OSHA’s plan to reduce warehouse hazards

OSHA has launched a national emphasis program to address and reduce workplace hazards, specifically in warehouses, distribution centers and processing facilities. (Photo: Genie)

The Occupational Safety and Health Administration (OSHA) has established a three-year national emphasis program to prevent workplace hazards in warehouses, processing facilities, distribution centers and high-risk retail establishments.

“Our enforcement efforts are designed to do one thing: lead to permanent change in workplace safety,” Assistant Secretary for Occupational Safety and Health Doug Parker said. “This emphasis program allows OSHA to direct resources to establishments where evidence shows employers must be more intentional in addressing the root causes of worker injuries and align their business practices with the goal to ensure worker health and safety.”

In the past decade, almost 2 million people have been employes in the warehousing and distribution center industry, and according to the Bureau of Labor Statistics, these sites rank higher in injury and illness rates compared to the private industry sector overall – and they more than double the rate of some private industry sectors.

The U.S. Department of Labor said the emphasis program includes comprehensive safety inspections to identify hazards related to powered industrial vehicle operations, material handling and storage, walking and working surfaces, means of egress and fire protection.

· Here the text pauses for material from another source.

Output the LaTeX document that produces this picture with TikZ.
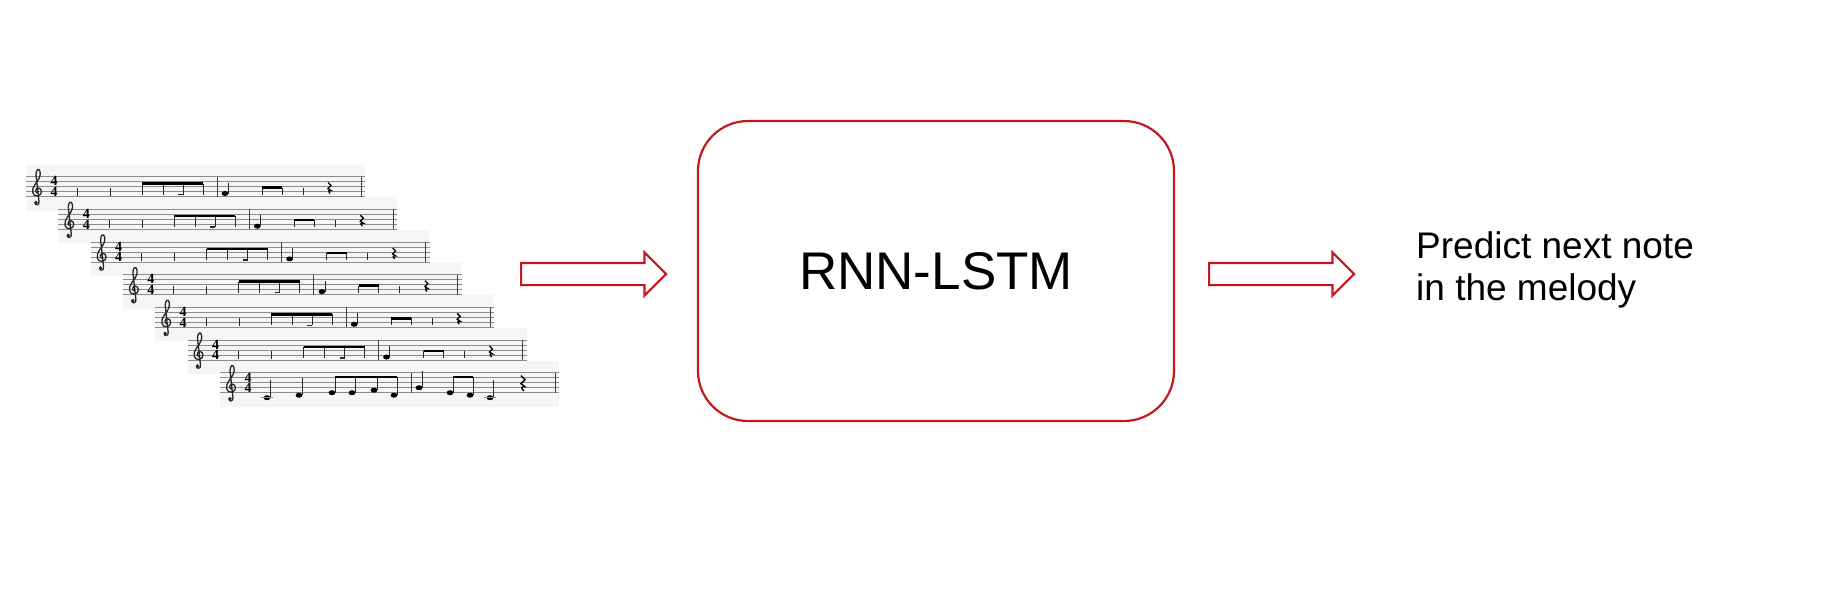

OSHA will also inspect retail establishments with high injury rates to focus on storage and loading areas; however, OSHA might expand any inspection’s scope if it finds evidence of violations in other areas of an establishment.

Additionally, the emphasis program will call for heat and ergonomic hazard and health inspections if OSHA determines these hazards are present, the DOL said.

OSHA will select establishments to inspect from two categories: one that lists establishments with industry codes covered under this emphasis program and another consisting of a limited number of retail establishments with the highest rates of injuries and illnesses resulting in days away, restricted duty or job transfer.

State plans are required to adopt this emphasis program or establish a different program at least as effective as the federal model, according to the DOL.